著者は、「報道被害」を定義して、「テレビ、新聞、雑誌などの報道によって伝えられた人々が、その名誉を毀損されたり、プライバシーを侵害される人権侵害のことで、生活破壊、近隣や友人からの孤立をもたらす」ことと表現している。
報道被害の具体例として、松本サリン事件における河野さんの例(犯人扱いされた例)や桶川ストーカー事件の例(被害家族への集中豪雨型取材の例)、福岡一家4人殺害事件の例(親族を犯人扱いした例)などをあげ、その人格を無視した取材方法と事実を確認せずに流した誤った報道内容を批判するともに、それがもたらした報道被害の重大さとその救済が十分でないことを指摘している。
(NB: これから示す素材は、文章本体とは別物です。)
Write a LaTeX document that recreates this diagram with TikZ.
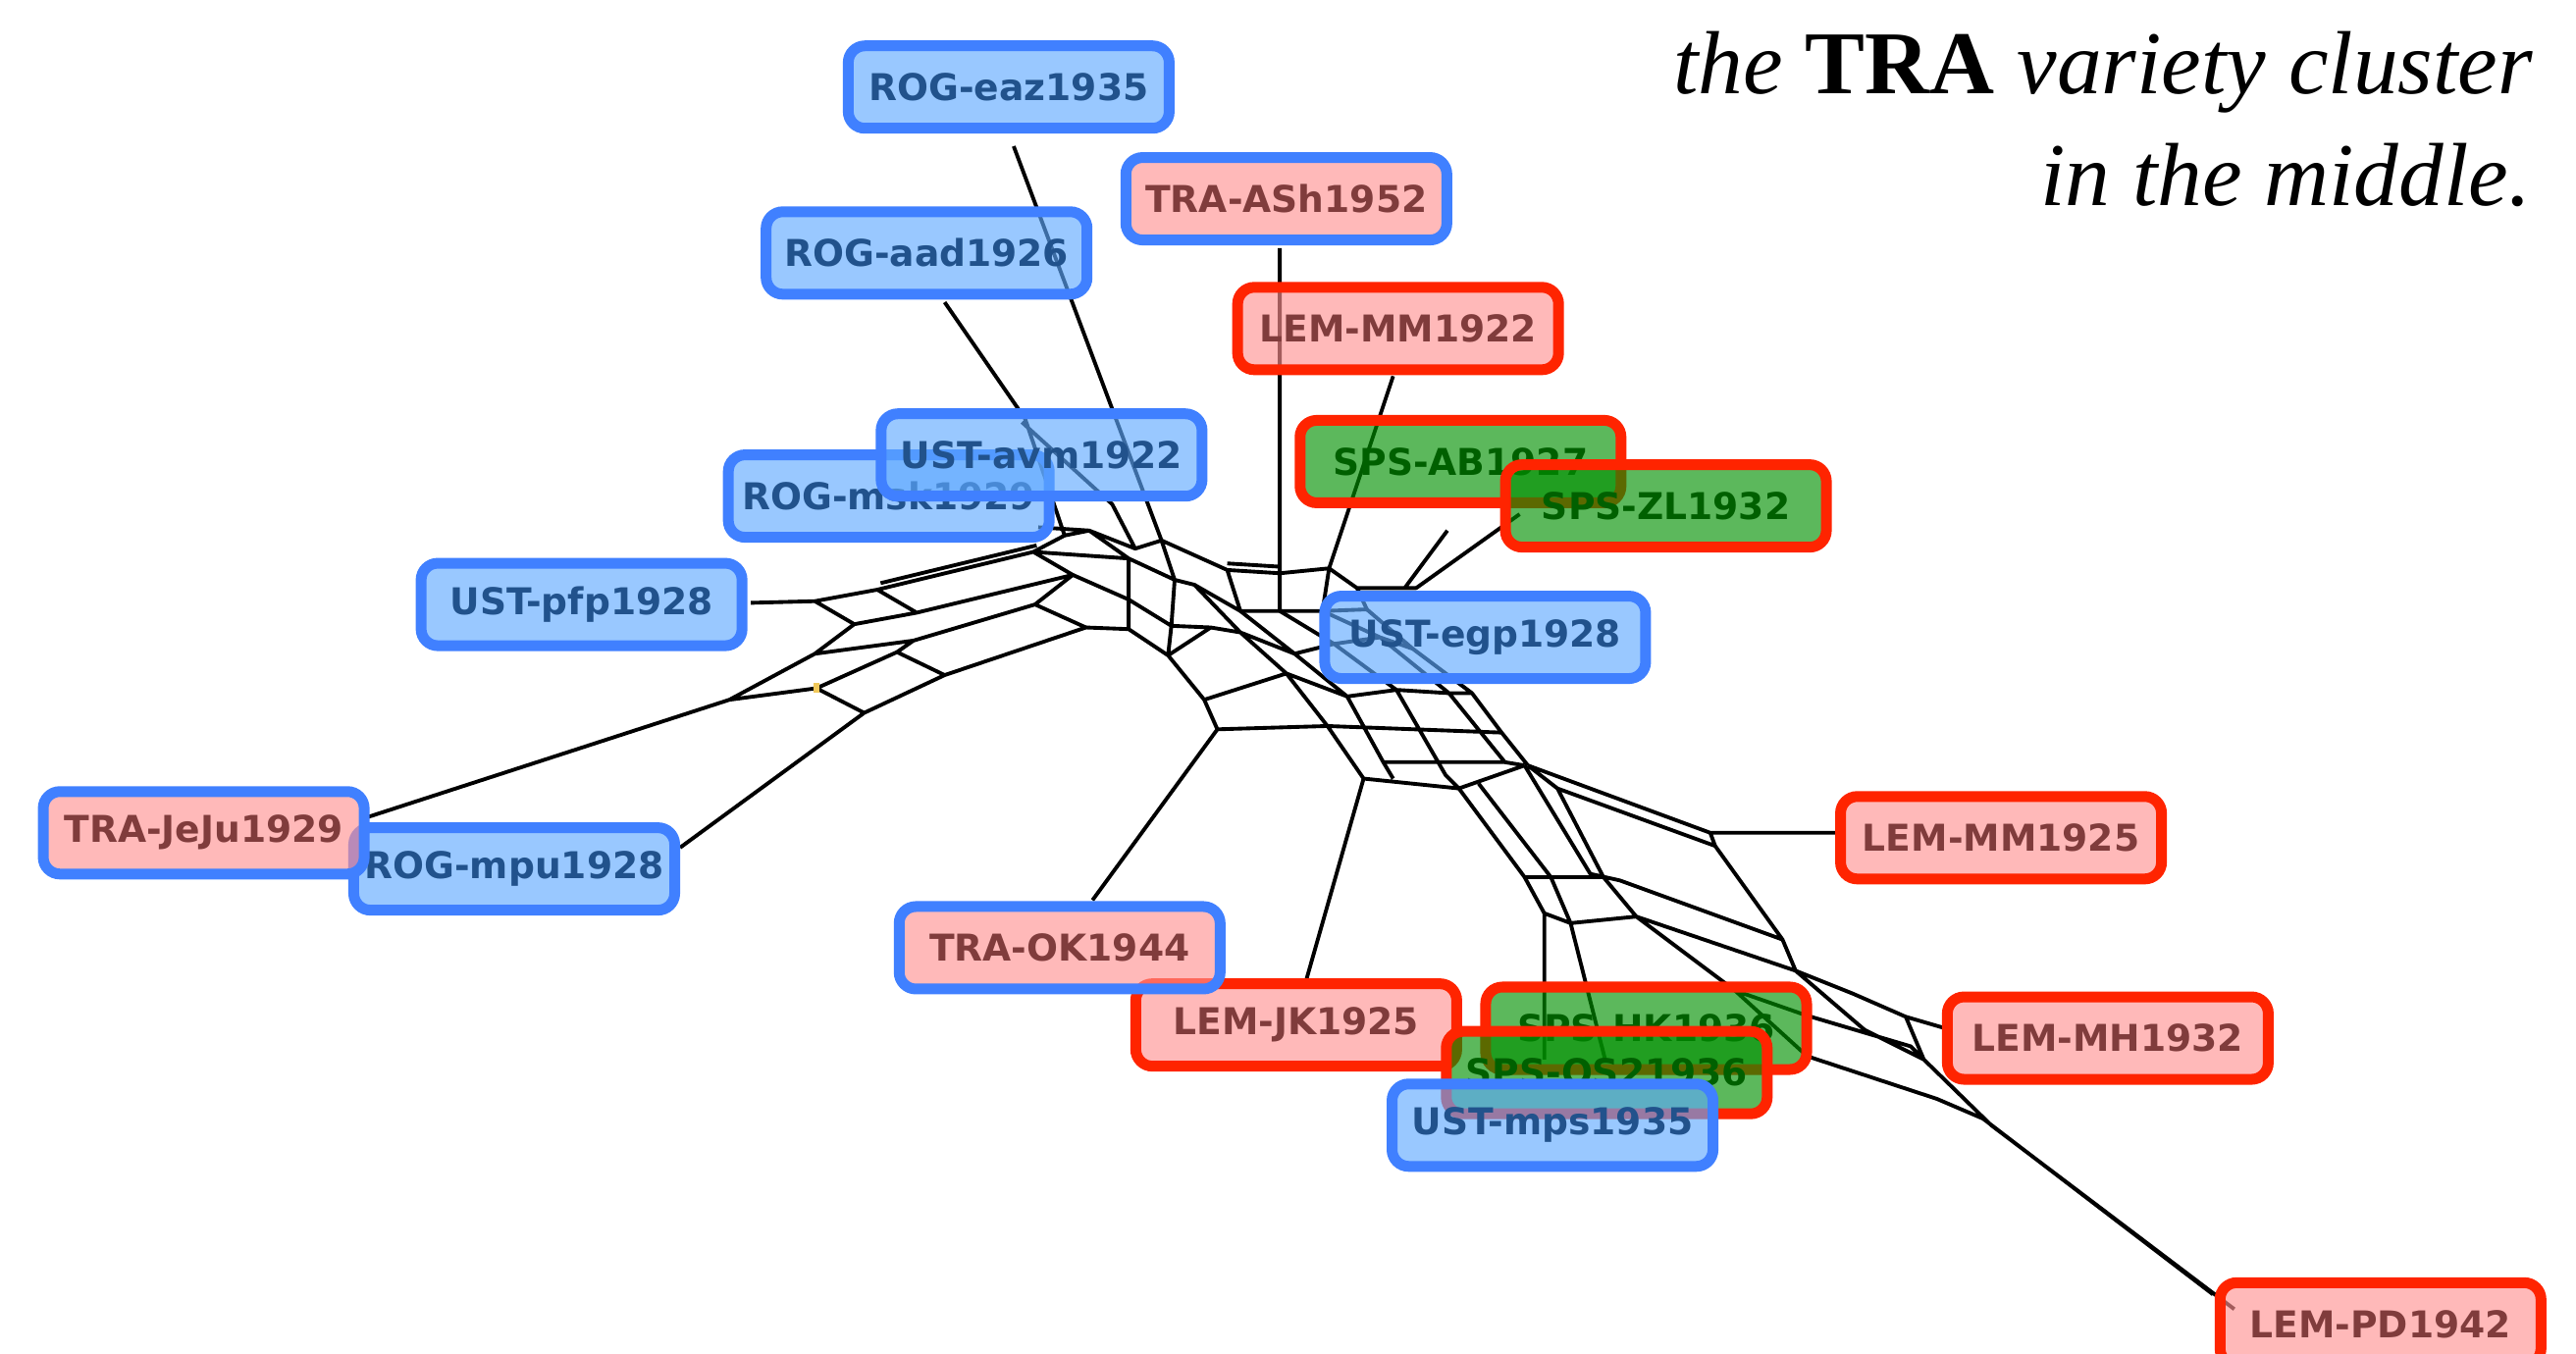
\documentclass[tikz,border=0pt]{standalone}
\usepackage{fontspec}
\newfontfamily\labfont{DejaVu Sans}
\newfontfamily\titlefont{Liberation Serif}
\definecolor{bordblue}{RGB}{64,128,255}
\definecolor{bordred}{RGB}{255,36,0}
\definecolor{fillblue}{RGB}{95,169,255}
\definecolor{fillpink}{RGB}{255,145,145}
\definecolor{fillgreen}{RGB}{0,144,0}
\definecolor{txtblue}{RGB}{33,82,140}
\definecolor{txtpink}{RGB}{128,60,60}
\definecolor{txtgreen}{RGB}{0,96,0}
\definecolor{dotyellow}{RGB}{240,200,90}
\tikzset{
  taxon/.style={rectangle, rounded corners=0.17cm, line width=0.11cm,
    minimum width=3.27cm, minimum height=0.84cm, inner sep=0pt,
    font=\labfont\bfseries\fontsize{10.7}{12}\selectfont,
    fill opacity=0.64, text opacity=1},
  rog/.style={taxon, draw=bordblue, fill=fillblue, text=txtblue},
  tra/.style={taxon, draw=bordblue, fill=fillpink, text=txtpink},
  lem/.style={taxon, draw=bordred, fill=fillpink, text=txtpink},
  sps/.style={taxon, draw=bordred, fill=fillgreen, text=txtgreen},
  net/.style={line width=1.1pt, line join=round},
  titletext/.style={anchor=base east, inner sep=0pt,
    font=\titlefont\itshape\fontsize{26}{32}\selectfont}
}
\begin{document}
\begin{tikzpicture}[x=0.01674cm,y=-0.01674cm]
\useasboundingbox (0,0) rectangle (1568,824);
% pendant ends
\path (457,367) coordinate (pfpE) (219,499) coordinate (jejuE) (414,516) coordinate (mpuE)
  (575,184) coordinate (aadE) (622,257) coordinate (avmE) (632,321) coordinate (mskE)
  (617,89) coordinate (eazE) (779,151) coordinate (ashE) (848,229) coordinate (mmaE)
  (881,323) coordinate (abE) (925,313) coordinate (zlE) (665,548) coordinate (okE)
  (795,597) coordinate (jkE) (940,645) coordinate (hkE) (977,645) coordinate (osE)
  (1118,507) coordinate (mmbE) (1184,626) coordinate (mhE) (1360,797) coordinate (pdE);
% left wing
\path (496,366) coordinate (a0) (534,359) coordinate (a1) (520,380) coordinate (a2) (558,373) coordinate (a3)
  (444,426) coordinate (b0) (496,398) coordinate (b1) (497,419) coordinate (b2)
  (546,397) coordinate (b3) (556,390) coordinate (b4) (526,434) coordinate (c0) (575,411) coordinate (c1)
  (629,336) coordinate (e1) (648,326) coordinate (e2) (653,350) coordinate (e3)
  (630,368) coordinate (e4) (661,382) coordinate (f0) (624,255) coordinate (aad1) (677,307) coordinate (avm1);
% core
\path (663,323) coordinate (g1) (691,334) coordinate (g2) (707,329) coordinate (g3) (747,347) coordinate (h1)
  (779,349) coordinate (h2) (809,346) coordinate (h3) (826,358) coordinate (h4)
  (687,340) coordinate (q1) (715,353) coordinate (q2) (727,356) coordinate (q3) (755,372) coordinate (q4)
  (779,372) coordinate (q5) (805,372) coordinate (q6) (832,371) coordinate (q7)
  (687,365) coordinate (r1) (713,381) coordinate (r2) (737,382) coordinate (r3)
  (687,383) coordinate (s1) (711,399) coordinate (s2) (733,426) coordinate (s3) (741,444) coordinate (s4)
  (855,358) coordinate (ab1) (862,358) coordinate (zl1);
\path (755,385) coordinate (d11) (783,410) coordinate (d12) (808,442) coordinate (d13) (830,474) coordinate (d14)
  (788,398) coordinate (d21) (820,424) coordinate (d22) (842,464) coordinate (d23) (848,474) coordinate (d24)
  (812,392) coordinate (d31) (850,420) coordinate (d32) (880,472) coordinate (d33) (888,480) coordinate (d34)
  (840,388) coordinate (d41) (882,422) coordinate (d42) (916,464) coordinate (d43) (928,466) coordinate (d44)
  (860,395) coordinate (d51) (896,422) coordinate (d52) (914,446) coordinate (d53) (930,466) coordinate (d54);
% right wing
\path (928,534) coordinate (v1) (940,556) coordinate (v2) (900,477) coordinate (w0) (944,534) coordinate (w1)
  (956,562) coordinate (w2) (968,532) coordinate (x1) (986,536) coordinate (x2)
  (948,480) coordinate (y0) (976,534) coordinate (y1) (996,558) coordinate (y2)
  (1041,507) coordinate (mm1) (1044,515) coordinate (mm2)
  (1085,572) coordinate (n1) (1093,591) coordinate (n2) (1128,605) coordinate (n3) (1160,619) coordinate (n4)
  (1171,645) coordinate (n5) (1135,627) coordinate (n6)
  (1056,603) coordinate (z2) (1099,618) coordinate (z3) (1163,637) coordinate (z4)
  (1100,643) coordinate (z5) (1179,669) coordinate (z6) (1207,681) coordinate (z7)
  (1212,685) coordinate (p1) (1347,788) coordinate (pdF);
% splits network
\draw[net] (pfpE)--(a0)--(a1)--(a3)--(a2)--(a0) (jejuE)--(b0)--(b1)--(a2) (b0)--(b2)--(b3)--(b4)--(b1)
  (b2)--(c0)--(c1)--(b3) (mpuE)--(c0) (a1)--(e1)--(e2) ([shift={(2,-4)}]a1)--([shift={(2,-4)}]e1)
  (a3)--(e3)--(e1) (b4)--(e4)--(e3) (e4)--(f0)--(c1);
\draw[net] (aadE)--(aad1)--(e2)--(g1)--(g2)--(g3)--(h1)--(h2)--(h3)--(h4)
  ([shift={(0,-4)}]h1)--([shift={(0,-4)}]h2) (avmE)--(avm1)--(g2) (mskE)--(g1) (eazE)--(g3)
  (ashE)--(h2) (mmaE)--(h3) (abE)--(ab1)--(h4) (zlE)--(zl1)--(h4)
  (e1)--(q1)--(q2)--(q3)--(q4)--(q5)--(q6)--(q7) (g1)--(q1) (g3)--(q2)
  (e3)--(r1)--(r2)--(r3) (q1)--(r1) (q2)--(r2) (f0)--(s1)--(s2)--(s3)--(s4) (r1)--(s1) (r2)--(s2)--(r3)
  (h1)--(q4) (h2)--(q5) (h3)--(q6) (h4)--(q7) (okE)--(s4);
\draw[net] (q3)--(d11)--(d12)--(d13)--(d14) (q4)--(d21)--(d22)--(d23)--(d24)
  (q5)--(d31)--(d32)--(d33)--(d34) (q6)--(d41)--(d42)--(d43)--(d44) (q7)--(d51)--(d52)--(d53)--(d54)
  (r3)--(d11)--(d21)--(d31)--(d41)--(d51) (s3)--(d12)--(d22)--(d32)--(d42)--(d52) (s4)--(d13)--(d53)
  (d23)--(d43) (d14)--(d34)--(d44) (jkE)--(d14);
\draw[net] (d34)--(v1)--(v2) (w0)--(w1)--(w2) (d44)--(x1)--(x2) (d54)--(y0)--(y1)--(y2)
  (v1)--(y1) (v2)--(w2)--(y2) (v2)--(hkE) (w2)--(osE)
  (d54)--(mm1)--(mm2) (y0)--(mm2) (mm1)--(mmbE) (x2)--(n1) (y2)--(n2)
  (mm2)--(n1)--(n2)--(n3)--(n4)--(mhE) (n4)--(n5) (n2)--(n6)--(n5)
  (y2)--(z2)--(z3)--(z4)--(n5) (z2)--(z5)--(z6)--(z7) (n5)--(p1)--(pdE) (z7)--(pdF);
\fill[dotyellow] ([shift={(-2,-3)}]b2) rectangle ([shift={(2,3)}]b2);
% taxa
\node[rog] (eaz) at (614,53) {ROG-eaz1935};
\node[tra] (ash) at (783,121) {TRA-ASh1952};
\node[rog] (aad) at (564,154) {ROG-aad1926};
\node[lem] (mma) at (851,200) {LEM-MM1922};
\node[rog] (msk) at (541,302) {ROG-msk1929};
\node[rog] (avm) at (634,277) {UST-avm1922};
\node[sps] (ab) at (889,281) {SPS-AB1927};
\node[sps] (zl) at (1014,308) {SPS-ZL1932};
\node[rog] (pfp) at (354,368) {UST-pfp1928};
\node[rog] (egp) at (904,388) {UST-egp1928};
\node[rog] (mpu) at (313,529) {ROG-mpu1928};
\node[tra] (jeju) at (124,507) {TRA-JeJu1929};
\node[lem] (mmb) at (1218,510) {LEM-MM1925};
\node[lem] (jk) at (789,624) {LEM-JK1925};
\node[tra] (ok) at (645,577) {TRA-OK1944};
\node[sps] (hk) at (1002,626) {SPS-HK1936};
\node[sps] (os) at (978,653) {SPS-OS21936};
\node[rog] (mps) at (945,685) {UST-mps1935};
\node[lem] (mh) at (1283,632) {LEM-MH1932};
\node[lem] (pd) at (1449,806) {LEM-PD1942};
% caption
\node[titletext] (cap1) at (1542,57) {the {\upshape\bfseries TRA} variety cluster};
\node[titletext] (cap2) at (1541,125) {in the middle.};
\end{tikzpicture}
\end{document}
そして、報道被害が起こる原因として、①メディア間の「他社よりも早く」という過酷な競争や②取材される側の弱い立場を無視し圧倒的な力で取材するメディアの問題、③メディアが警察の情報源をチェックもせずに報道してしまう問題、④メディア経営者等の利益至上主義の優先を挙げている。
また、これらの原因を踏まえ、解決のための4つの提言を行っている。①は、「報道評議会」設置や市民団体、弁護士等による被害者救済のためのシステム構築であり、②は警察情報の一層の情報公開、③は商業主義に陥っているメディア経営陣や編集幹部にメスを入れること、④はメディア内部(記者等)への人権思想の浸透を挙げている。
「我が意を得たり」と言いたいところだが、読んでみて、正直、報道被害の捕らえ方が甘く、とても解決のための処方箋になっていないというのが感想である。
ひとつは、マスメディアの持つ力を過小評価しつつ、いまだに政治権力から個人の自由を守るための役割を果たしているという幻想を著者が持っていることだ。現在のマスメディアは、ある意味、政治権力以上の力をもち、様々な勢力と結託して大衆支配の道具と化している点について何の意識も持っておらず、メディア規制に対しては否定的な立場に立っていることからも、そのことが解る。
「表現の自由」をお題目にメディア規制反対を唱えているのだろうが、それならば、メディア側の自主的な規制を、単なる報道における倫理綱領に留めるのではなく、取材方法なども含めたきめ細かなものにするよう提言すべきであろうし、もし、それが守れなかった場合の責任の取り方も明示すべき旨に言及すべきだと思う。私は、メディア犯罪の結果責任を問うという意味で、刑法レベルにとどまらず、よりきめ細かに処罰できるよう法制化すべきであると考えている。
著者の提言が、メディア経営陣の利益至上主義からの脱却については単に奮起を促すのみであること、記者たちの無節操さに対しても単なる意識改革の訴えだけに終わっている点にも不満がある。結局のところ、著者は、メディアの横暴への歯止めを示すどころか、それを容認してしまうような結論しか出していないように思う。
まー、この本が報道被害の存在を明示している点や個々の被害者の救済についてのノウハウを示している点は評価してあげなければならないが、現在のメディア社会の持つ問題の深刻さはこの本の外にあると言ってよいと思う。